** Begin **

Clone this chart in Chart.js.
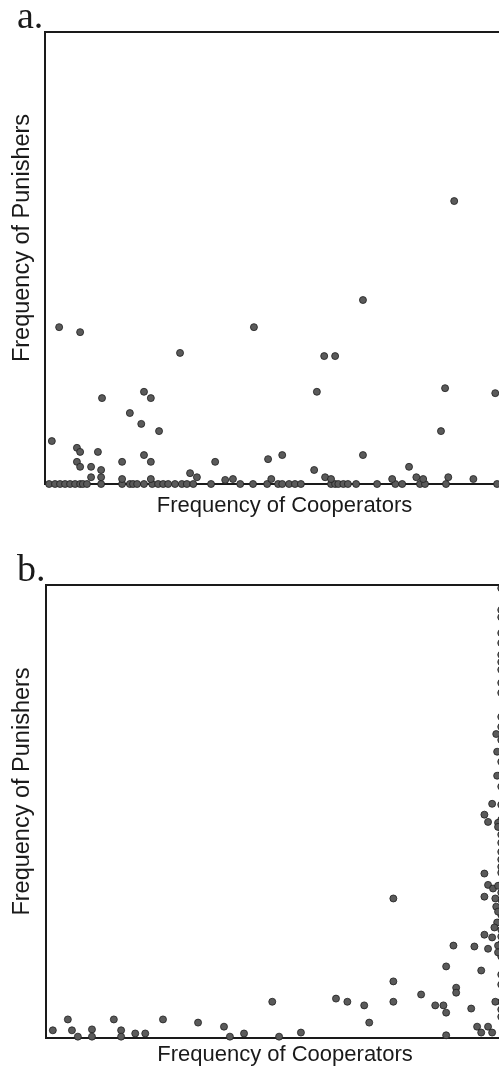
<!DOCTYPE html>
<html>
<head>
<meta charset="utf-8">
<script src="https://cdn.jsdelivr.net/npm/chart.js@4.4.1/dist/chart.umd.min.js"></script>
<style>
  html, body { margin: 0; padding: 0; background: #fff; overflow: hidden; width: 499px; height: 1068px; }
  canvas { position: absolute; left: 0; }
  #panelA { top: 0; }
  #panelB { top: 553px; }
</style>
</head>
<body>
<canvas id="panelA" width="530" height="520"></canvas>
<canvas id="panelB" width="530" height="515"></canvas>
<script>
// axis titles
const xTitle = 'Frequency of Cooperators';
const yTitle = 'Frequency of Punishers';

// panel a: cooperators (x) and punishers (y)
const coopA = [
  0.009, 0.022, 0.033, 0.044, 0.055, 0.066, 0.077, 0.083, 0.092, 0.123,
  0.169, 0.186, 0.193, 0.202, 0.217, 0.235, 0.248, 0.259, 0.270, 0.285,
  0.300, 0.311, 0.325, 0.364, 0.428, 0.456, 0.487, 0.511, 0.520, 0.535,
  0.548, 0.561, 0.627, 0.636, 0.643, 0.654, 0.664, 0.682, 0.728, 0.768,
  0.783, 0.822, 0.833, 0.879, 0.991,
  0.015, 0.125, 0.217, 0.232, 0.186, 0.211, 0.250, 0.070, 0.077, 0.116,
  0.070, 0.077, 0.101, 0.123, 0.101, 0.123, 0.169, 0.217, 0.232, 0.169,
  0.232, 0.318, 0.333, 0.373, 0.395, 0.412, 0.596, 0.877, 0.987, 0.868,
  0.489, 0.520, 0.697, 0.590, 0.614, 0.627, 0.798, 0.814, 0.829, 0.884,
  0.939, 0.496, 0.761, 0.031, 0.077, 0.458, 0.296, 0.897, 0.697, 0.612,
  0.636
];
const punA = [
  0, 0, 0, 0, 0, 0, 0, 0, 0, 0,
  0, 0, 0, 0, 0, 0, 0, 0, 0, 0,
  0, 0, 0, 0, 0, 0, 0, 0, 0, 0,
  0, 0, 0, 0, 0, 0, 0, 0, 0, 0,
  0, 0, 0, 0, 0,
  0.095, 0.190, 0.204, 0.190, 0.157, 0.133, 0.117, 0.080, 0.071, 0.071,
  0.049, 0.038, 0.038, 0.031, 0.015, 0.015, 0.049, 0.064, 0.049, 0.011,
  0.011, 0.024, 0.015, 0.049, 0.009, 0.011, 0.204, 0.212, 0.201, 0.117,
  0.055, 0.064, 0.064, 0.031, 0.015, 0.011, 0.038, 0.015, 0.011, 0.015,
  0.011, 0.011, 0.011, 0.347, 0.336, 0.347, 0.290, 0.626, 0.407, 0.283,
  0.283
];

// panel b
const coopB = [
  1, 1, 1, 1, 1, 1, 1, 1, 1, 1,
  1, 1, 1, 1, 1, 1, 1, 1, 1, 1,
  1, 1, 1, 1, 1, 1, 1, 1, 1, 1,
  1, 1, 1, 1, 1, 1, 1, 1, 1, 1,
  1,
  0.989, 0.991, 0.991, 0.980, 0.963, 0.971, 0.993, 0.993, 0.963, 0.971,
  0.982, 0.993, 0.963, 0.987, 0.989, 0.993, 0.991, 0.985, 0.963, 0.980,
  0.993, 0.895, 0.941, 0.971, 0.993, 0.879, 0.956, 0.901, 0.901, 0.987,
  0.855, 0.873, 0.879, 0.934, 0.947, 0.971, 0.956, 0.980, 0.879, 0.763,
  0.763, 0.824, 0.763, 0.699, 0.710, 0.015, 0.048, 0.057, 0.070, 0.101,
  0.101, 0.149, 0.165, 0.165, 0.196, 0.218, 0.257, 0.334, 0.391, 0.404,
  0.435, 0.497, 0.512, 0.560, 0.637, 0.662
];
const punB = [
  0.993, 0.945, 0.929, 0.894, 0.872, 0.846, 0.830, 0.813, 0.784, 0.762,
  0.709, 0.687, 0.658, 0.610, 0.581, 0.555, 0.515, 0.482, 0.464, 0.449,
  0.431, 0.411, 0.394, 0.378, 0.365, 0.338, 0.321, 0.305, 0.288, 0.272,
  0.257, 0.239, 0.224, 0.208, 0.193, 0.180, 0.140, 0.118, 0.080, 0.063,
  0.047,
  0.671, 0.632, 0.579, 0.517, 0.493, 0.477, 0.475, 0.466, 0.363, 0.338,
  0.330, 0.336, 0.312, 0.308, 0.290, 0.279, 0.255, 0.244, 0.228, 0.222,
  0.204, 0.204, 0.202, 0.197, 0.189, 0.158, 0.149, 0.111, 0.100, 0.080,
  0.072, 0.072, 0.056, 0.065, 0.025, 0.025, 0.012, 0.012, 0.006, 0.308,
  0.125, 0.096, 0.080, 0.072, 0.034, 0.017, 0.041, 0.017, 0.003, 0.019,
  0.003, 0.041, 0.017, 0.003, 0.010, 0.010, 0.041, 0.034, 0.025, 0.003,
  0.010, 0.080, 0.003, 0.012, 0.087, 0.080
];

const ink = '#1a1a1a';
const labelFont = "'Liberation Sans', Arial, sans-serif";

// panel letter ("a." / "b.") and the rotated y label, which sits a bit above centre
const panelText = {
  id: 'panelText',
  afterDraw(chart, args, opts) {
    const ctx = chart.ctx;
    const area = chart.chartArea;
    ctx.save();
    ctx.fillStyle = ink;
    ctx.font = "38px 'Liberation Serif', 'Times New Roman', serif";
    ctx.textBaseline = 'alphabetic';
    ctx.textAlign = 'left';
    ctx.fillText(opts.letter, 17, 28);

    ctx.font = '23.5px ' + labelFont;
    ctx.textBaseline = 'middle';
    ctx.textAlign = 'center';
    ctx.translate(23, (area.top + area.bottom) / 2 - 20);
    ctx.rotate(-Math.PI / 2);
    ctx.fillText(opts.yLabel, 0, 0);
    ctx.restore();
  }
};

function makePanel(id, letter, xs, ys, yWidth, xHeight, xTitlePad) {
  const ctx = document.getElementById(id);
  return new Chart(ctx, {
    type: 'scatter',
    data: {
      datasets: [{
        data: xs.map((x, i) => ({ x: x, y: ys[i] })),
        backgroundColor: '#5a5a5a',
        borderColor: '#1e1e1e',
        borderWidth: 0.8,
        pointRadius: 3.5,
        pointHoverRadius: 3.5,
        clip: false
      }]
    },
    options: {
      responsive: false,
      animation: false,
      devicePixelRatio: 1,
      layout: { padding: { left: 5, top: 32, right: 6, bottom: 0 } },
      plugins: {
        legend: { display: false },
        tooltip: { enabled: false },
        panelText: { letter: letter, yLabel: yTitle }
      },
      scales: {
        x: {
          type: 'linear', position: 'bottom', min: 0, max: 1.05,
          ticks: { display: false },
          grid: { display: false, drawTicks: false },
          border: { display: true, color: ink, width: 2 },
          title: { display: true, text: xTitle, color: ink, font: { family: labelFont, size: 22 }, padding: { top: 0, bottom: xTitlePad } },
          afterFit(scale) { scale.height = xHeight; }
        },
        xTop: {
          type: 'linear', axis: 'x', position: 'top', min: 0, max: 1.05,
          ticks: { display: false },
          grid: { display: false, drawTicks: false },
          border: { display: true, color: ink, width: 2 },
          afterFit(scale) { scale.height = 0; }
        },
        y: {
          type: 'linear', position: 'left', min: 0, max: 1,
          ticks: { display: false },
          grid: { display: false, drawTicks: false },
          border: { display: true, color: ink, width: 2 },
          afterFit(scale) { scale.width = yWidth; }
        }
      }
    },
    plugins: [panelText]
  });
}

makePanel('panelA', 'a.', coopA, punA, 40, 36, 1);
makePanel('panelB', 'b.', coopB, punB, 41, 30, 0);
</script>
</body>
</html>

** End **
** Begin **

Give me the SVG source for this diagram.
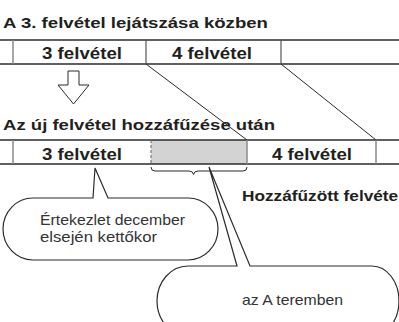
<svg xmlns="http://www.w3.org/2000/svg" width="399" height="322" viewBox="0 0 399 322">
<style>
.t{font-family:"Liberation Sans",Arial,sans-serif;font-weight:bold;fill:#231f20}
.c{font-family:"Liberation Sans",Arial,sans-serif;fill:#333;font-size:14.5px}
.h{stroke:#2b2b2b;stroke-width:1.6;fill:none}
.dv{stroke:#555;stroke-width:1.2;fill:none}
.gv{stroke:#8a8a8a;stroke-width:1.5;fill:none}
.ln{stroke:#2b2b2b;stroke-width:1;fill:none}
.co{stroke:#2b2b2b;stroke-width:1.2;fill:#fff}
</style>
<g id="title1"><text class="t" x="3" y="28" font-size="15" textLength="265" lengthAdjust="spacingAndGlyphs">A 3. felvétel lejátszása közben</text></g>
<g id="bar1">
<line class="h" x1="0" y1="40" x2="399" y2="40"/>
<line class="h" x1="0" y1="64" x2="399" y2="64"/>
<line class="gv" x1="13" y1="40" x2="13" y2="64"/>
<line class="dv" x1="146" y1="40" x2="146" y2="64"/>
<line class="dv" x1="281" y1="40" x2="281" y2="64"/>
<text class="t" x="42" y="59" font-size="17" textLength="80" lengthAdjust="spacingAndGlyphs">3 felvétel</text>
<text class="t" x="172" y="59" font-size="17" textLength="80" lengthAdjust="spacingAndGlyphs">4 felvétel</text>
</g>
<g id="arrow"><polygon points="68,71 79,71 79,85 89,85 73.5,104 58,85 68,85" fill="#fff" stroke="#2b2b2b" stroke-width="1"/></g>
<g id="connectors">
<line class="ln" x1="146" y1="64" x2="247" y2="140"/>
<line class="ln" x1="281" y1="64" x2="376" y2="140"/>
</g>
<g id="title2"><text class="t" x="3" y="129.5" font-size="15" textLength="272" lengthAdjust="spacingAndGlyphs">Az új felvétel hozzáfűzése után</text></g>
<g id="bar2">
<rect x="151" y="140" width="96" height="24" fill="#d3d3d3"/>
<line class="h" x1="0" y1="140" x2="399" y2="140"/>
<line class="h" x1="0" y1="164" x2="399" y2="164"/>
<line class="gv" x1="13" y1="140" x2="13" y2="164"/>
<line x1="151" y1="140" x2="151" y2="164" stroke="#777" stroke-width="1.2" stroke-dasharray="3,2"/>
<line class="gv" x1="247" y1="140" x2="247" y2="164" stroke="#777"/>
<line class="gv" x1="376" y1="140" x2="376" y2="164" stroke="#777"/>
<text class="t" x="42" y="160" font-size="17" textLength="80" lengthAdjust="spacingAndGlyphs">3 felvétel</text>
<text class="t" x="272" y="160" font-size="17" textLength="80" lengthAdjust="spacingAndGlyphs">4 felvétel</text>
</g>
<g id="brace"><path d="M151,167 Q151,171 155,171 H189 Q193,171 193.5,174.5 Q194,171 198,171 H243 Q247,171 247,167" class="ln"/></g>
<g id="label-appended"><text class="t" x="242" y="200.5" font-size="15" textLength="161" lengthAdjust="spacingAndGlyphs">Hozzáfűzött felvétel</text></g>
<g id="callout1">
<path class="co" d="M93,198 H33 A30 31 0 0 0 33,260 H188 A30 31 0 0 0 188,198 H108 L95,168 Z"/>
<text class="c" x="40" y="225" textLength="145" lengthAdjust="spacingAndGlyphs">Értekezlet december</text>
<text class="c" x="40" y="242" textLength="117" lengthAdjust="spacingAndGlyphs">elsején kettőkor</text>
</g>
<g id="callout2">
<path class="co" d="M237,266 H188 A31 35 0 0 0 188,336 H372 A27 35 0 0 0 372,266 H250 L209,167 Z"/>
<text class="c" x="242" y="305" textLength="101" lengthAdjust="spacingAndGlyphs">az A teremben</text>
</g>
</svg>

** End **

• _WHAT YOU ARE ASKED TO DO_: Repeat the lines above exactly, beginning with the one containing "Clone this chart in Chart.js." and finishing with the one containing "const yTitle = 'Frequency of Punishers';". No pictures belong in the copy.

• _RIGHT ANSWER_:
Clone this chart in Chart.js.
<!DOCTYPE html>
<html>
<head>
<meta charset="utf-8">
<script src="https://cdn.jsdelivr.net/npm/chart.js@4.4.1/dist/chart.umd.min.js"></script>
<style>
  html, body { margin: 0; padding: 0; background: #fff; overflow: hidden; width: 499px; height: 1068px; }
  canvas { position: absolute; left: 0; }
  #panelA { top: 0; }
  #panelB { top: 553px; }
</style>
</head>
<body>
<canvas id="panelA" width="530" height="520"></canvas>
<canvas id="panelB" width="530" height="515"></canvas>
<script>
// axis titles
const xTitle = 'Frequency of Cooperators';
const yTitle = 'Frequency of Punishers';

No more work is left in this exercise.